Which ever name you give to this dish the taste and flavours are all same with little variations from state to state.In eastern Uttar Pradesh or say Purvanchal they are called lodha, means a long rectangular shape .Arbi leaves are called colocasia leaf.The one i am using is from my kitchen garden, these leaves have a tendency of itching in the throat ,do some thing sour is used while cooking them.A very simple and loved street snack.
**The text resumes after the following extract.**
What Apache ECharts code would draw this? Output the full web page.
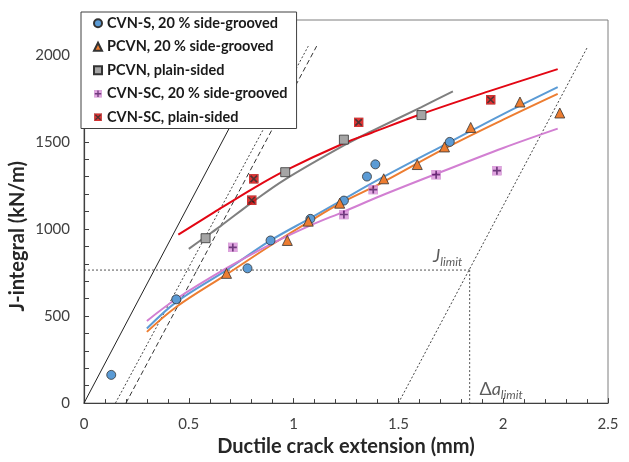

Lets get the recipe
Ingredients
- 12 Arbi leaves
- 1 cup besan(gram flour)
- 1 tablespoon amchur powder
- 1 tablespoon garam masala powder
- 1/4 tablespoon haldi powder
- 1/2 tablespoon red chilli powder
- 1 tablespoon coriander powder
- 1/2 tablespoon jeera powder
- 2 tablespoon rice flour (optional)
- Salt
- Oil for deep frying
Method
- Wash and clean the leaves and remove the hard stems finely without tearing the leaf
- Take a bowl mix all the ingredients given making a thick paste
- Take a plate and place the leaves up side down and apply the paste generously
- Put another leaf and repeat this till four leaves and roll them in by folding the sides in
- Repeat this with all the leaves making a set of four
- Get your steamer ready or if you don’t have it ,use a bowl filled with water and keep it on the flame
- Keep a strainer on the bowl and place the lodha in it
- Cover it with a plate and cook for 20 minutes or till done
- If using steamer same process is evolved
- Once cooked let them cool down ,remove and cut into pieces
- And Deep fry them
- I have not given tadka to it,if you wish you can
- Your Arbi ke patte ka lodha is ready
Perfect snack and alu is in season too right now.